Line a 6-inch pan with parchment paper and butter the parchment and the side of the pan. Set aside.
In a large mixing bowl, with a hand mixer, mix eggs, butter, and sugar until all ingredients are combined and creamy, about 2 minutes
Add cream, oil, and vanilla extract. Mix until all incorporated. You will have a smooth texture
In a separate bowl, whisk together flour, baking powder, and salt. Add the sprinkles to the flour and mix until all sprinkles are coated.
Slowly add the flour mixture to the egg mixture. Mix until all incorporated, and you don't see any more dry flour, but do not over mix. I prefer to use a whisk or large spatula for this step so I don’t overmix.
Pour half the mixture into a prepared 6-inch cake pan, and keep the remaining in the fridge
Cook in the air fryer on manual at 320℉ for 15 to 18 minutes or until the cake is nice and golden. A good check to know the cake is done is to insert a toothpick. If it comes out clean the cake is done.
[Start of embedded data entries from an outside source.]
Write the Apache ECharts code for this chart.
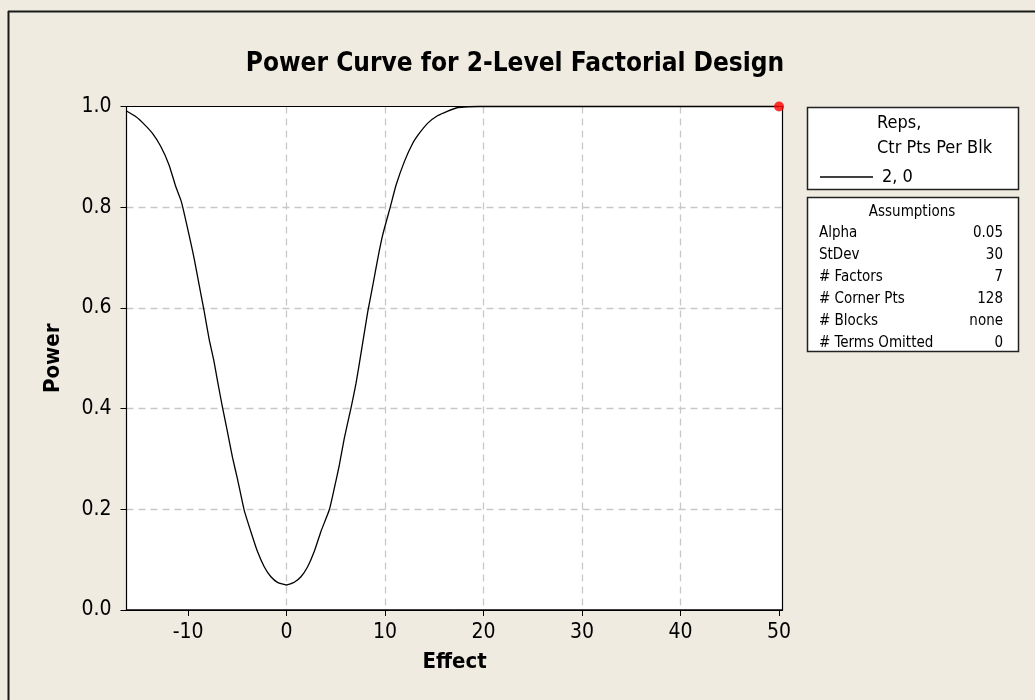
<!DOCTYPE html>
<html>
<head>
<meta charset="utf-8">
<script src="https://cdn.jsdelivr.net/npm/echarts@6/dist/echarts.min.js"></script>
<style>
html,body{margin:0;padding:0;background:#EFEBE1;}
#chart{width:1035px;height:700px;}
</style>
</head>
<body>
<div id="chart"></div>
<script>
var effect = [-16.25,-15.32,-14.47,-13.63,-12.78,-11.93,-11.25,-10.68,-9.90,-9.39,-8.88,-8.37,-7.86,-7.36,-7.02,-6.51,-6.0,-5.49,-4.98,-4.31,-3.63,-2.95,-2.27,-1.59,-0.92,0,0.78,1.46,2.14,2.81,3.49,4.34,4.85,5.36,5.86,6.54,7.05,7.56,8.24,8.75,9.25,9.76,10.54,11.12,11.97,12.81,13.49,14.34,15.36,16.37,17.39,18.5,19.5,25,30,35,40,45,50];
var power = [0.991,0.980,0.965,0.947,0.921,0.884,0.841,0.811,0.745,0.699,0.646,0.594,0.538,0.493,0.456,0.403,0.354,0.303,0.260,0.199,0.156,0.116,0.086,0.066,0.055,0.0497,0.055,0.066,0.086,0.116,0.156,0.199,0.242,0.288,0.341,0.401,0.450,0.510,0.592,0.644,0.697,0.745,0.801,0.844,0.891,0.927,0.947,0.967,0.982,0.991,0.998,0.9995,1.0,1,1,1,1,1,1];
var targetPoint = [[50, 1.0]];
var xTicks = [-10,0,10,20,30,40,50];
var legendLines = ['Reps,', 'Ctr Pts Per Blk'];
var seriesName = '2, 0';
var assumpLabels = ['Alpha','StDev','# Factors','# Corner Pts','# Blocks','# Terms Omitted'];
var assumpValues = ['0.05','30','7','128','none','0'];

var FONT = "'DejaVu Sans Condensed','DejaVu Sans',sans-serif";
var chart = echarts.init(document.getElementById('chart'));

var curve = effect.map(function(x,i){return [x, power[i]];});

var graphics = [
  {type:'line', shape:{x1:8,y1:11.5,x2:1035,y2:11.5}, style:{stroke:'#1a1a1a',lineWidth:2}, silent:true},
  {type:'line', shape:{x1:8.5,y1:11,x2:8.5,y2:700}, style:{stroke:'#1a1a1a',lineWidth:2}, silent:true},
  {type:'rect', shape:{x:807.5,y:107.5,width:211,height:82}, style:{fill:'#fff',stroke:'#222',lineWidth:1.5}, z:0},
  {type:'rect', shape:{x:807.5,y:197.5,width:211,height:154}, style:{fill:'#fff',stroke:'#222',lineWidth:1.5}, z:0},
  {type:'rect', shape:{x:126.5,y:106.5,width:656,height:503.5}, style:{fill:'none',stroke:'#000',lineWidth:1.2}, z:20, silent:true}
];
legendLines.forEach(function(t,i){
  graphics.push({type:'text', x:877, y:123+25*i, z:5, style:{text:t, font:'18px '+FONT, fill:'#000', verticalAlign:'middle'}});
});
graphics.push({type:'text', x:912, y:212, z:5, style:{text:'Assumptions', font:'15px '+FONT, fill:'#000', align:'center', verticalAlign:'middle'}});
var rowY = [233,255.5,277.5,299.5,321.5,343];
assumpLabels.forEach(function(t,i){
  graphics.push({type:'text', x:819, y:rowY[i], z:5, style:{text:t, font:'15px '+FONT, fill:'#000', align:'left', verticalAlign:'middle'}});
  graphics.push({type:'text', x:1003, y:rowY[i], z:5, style:{text:assumpValues[i], font:'15px '+FONT, fill:'#000', align:'right', verticalAlign:'middle'}});
});

chart.setOption({
  backgroundColor:'#EFEBE1',
  animation:false,
  title:{
    text:'Power Curve for 2-Level Factorial Design',
    left:510, top:44, textAlign:'center',
    textStyle:{fontFamily:FONT, fontWeight:'bold', fontSize:26, color:'#000', lineHeight:31}
  },
  legend:{
    left:815, top:163, icon:'rect', itemWidth:53, itemHeight:1.5,
    data:[seriesName],
    textStyle:{fontFamily:FONT, fontSize:18, color:'#000', padding:[0,0,0,4]},
    z:10
  },
  grid:{left:126.5, right:252.5, top:106.5, bottom:90, show:true, backgroundColor:'#fff', borderColor:'#000', borderWidth:1, containLabel:false},
  xAxis:{
    type:'value', min:-16.25, max:50.35,
    name:'Effect', nameLocation:'middle', nameGap:41,
    nameTextStyle:{fontFamily:FONT, fontWeight:'bold', fontSize:22, color:'#000'},
    axisLine:{show:true, onZero:false, lineStyle:{color:'#000', width:1}},
    axisTick:{show:true, length:6, customValues:xTicks, lineStyle:{color:'#000'}},
    axisLabel:{customValues:xTicks, margin:12, fontFamily:FONT, fontSize:21, color:'#000'},
    splitLine:{show:true, showMinLine:false, showMaxLine:false, lineStyle:{color:'#C8C8C8', type:[7,5], width:1.3}}
  },
  yAxis:{
    type:'value', min:0, max:1, interval:0.2,
    name:'Power', nameLocation:'middle', nameGap:62,
    nameTextStyle:{fontFamily:FONT, fontWeight:'bold', fontSize:22, color:'#000'},
    axisLine:{show:true, onZero:false, lineStyle:{color:'#000', width:1}},
    axisTick:{show:true, length:6, lineStyle:{color:'#000'}},
    axisLabel:{margin:15, fontFamily:FONT, fontSize:21, color:'#000', formatter:function(v){return v.toFixed(1);}},
    splitLine:{show:true, showMinLine:false, showMaxLine:false, lineStyle:{color:'#C8C8C8', type:[7,5], width:1.3}}
  },
  graphic:graphics,
  series:[
    {name:seriesName, type:'line', data:curve, showSymbol:false, symbol:'none', smooth:0.15,
     lineStyle:{color:'#000', width:1.3}, itemStyle:{color:'#000'}, clip:false, z:3},
    {name:'target', type:'scatter', data:targetPoint, symbolSize:10, itemStyle:{color:'#FF0000'}, clip:false, z:30}
  ]
});
</script>
</body>
</html>
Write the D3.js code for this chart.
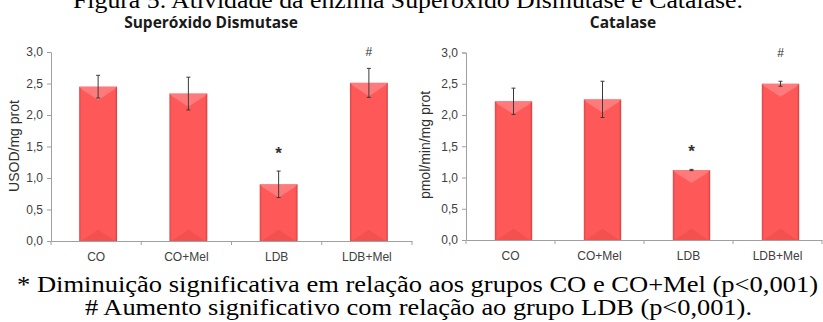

Cool off for a few minutes in the air fryer basket, then transfer the pan to a cooling rack. Remove the cake from the pan and pull the parchment paper off.
Cook your remaining batter as above.
Let the cake cool completely before icing.
Use your favorite vanilla buttercream to ice the cake once it is completely cooled.
Serve and Enjoy!
Notes
This batter makes enough for 2 cakes in a 6-inch pan. I only have one pan, but if you have 2 you can prepare both and keep the second one in the fridge until ready to bake.
I would not suggest cooking both at the same time. I have noticed they bake more evenly when doing one at a time.